The end-game on bitcoin is that it will hit $300,000 to $400,000 in my opinion, and it will be the most valuable currency in the world.
Tell us what you really think Ronnie. Here he is his apparently skyping into the network ahead of the CME launch on Sunday:
As sure as ol’ Ronnie is, UBS Chairman Axel Weber still has his doubts. You’ll recall that back in September, UBS penned a lengthy missive on cryptocurrencies, highlights from which you can peruse here.
Here are some excerpts from Weber’s weekend interview with NZZ am Sonntag (translated):
This week, a Bitcoin cost $ 17,000, four years ago it was $ 10. Is there a bubble threatening?
Bitcoins are not money for me. Because money has three functions to fulfill: it has to be a means of payment – as such, Bitcoin is not universally accepted. Second, money is a measure of value. But there are no prices that are written in Bitcoin. And third, it must be suitable as a store of value. Bitcoin does not fulfill this condition either, since the price of bitcoin is not stable. A fundamental disadvantage of Bitcoin is that the number of coins issued is limited.

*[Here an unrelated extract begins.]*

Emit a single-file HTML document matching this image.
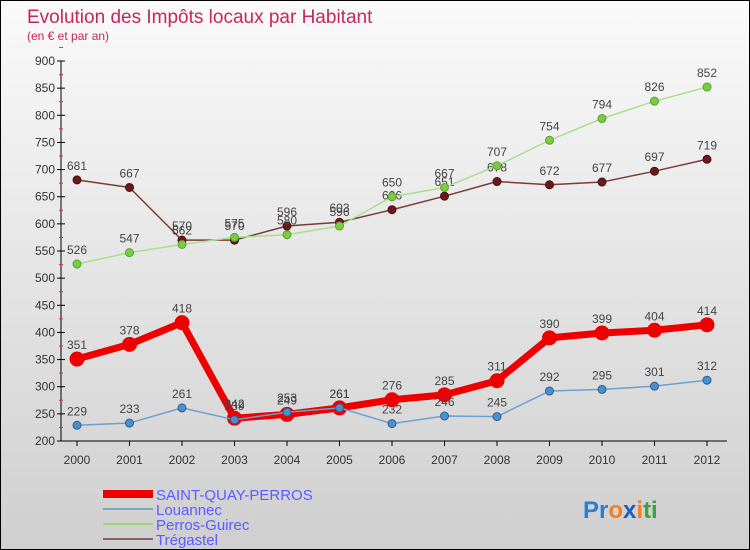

Why the price goes through the ceiling with increasing demand?
This is precisely the design flaw: because there is no central bank and no issuer that has control over the supply of bitcoins, the value is determined solely by demand. Demand fluctuations therefore lead to huge price fluctuations in both directions. For traditional currencies, central banks are the lenders of last resort, which can prevent panic in the market – that’s not the case with Bitcoin.
According to your arguments, a future crash at Bitcoin is inevitable.
We have decided that we do not recommend Bitcoins as an investment to our clients. As a bank, we deliberately warned against this product because we do not consider it valuable and not sustainable. But we see great potential for the underlying technology, the blockchain.
Should the financial supervisors therefore take action?
As soon as retail investors invest, regulators are called for. For example, in the case of a hedge fund, the buyer receives a warning that he may lose his assets. There is nothing like that in Bitcoins. I would very much welcome a dispute between regulators and cryptocurrencies. This would help to steer the uncontrolled price increases in orderly.
There you go. But hey, what does Axel know that Ronnie on Skype doesn’t, right?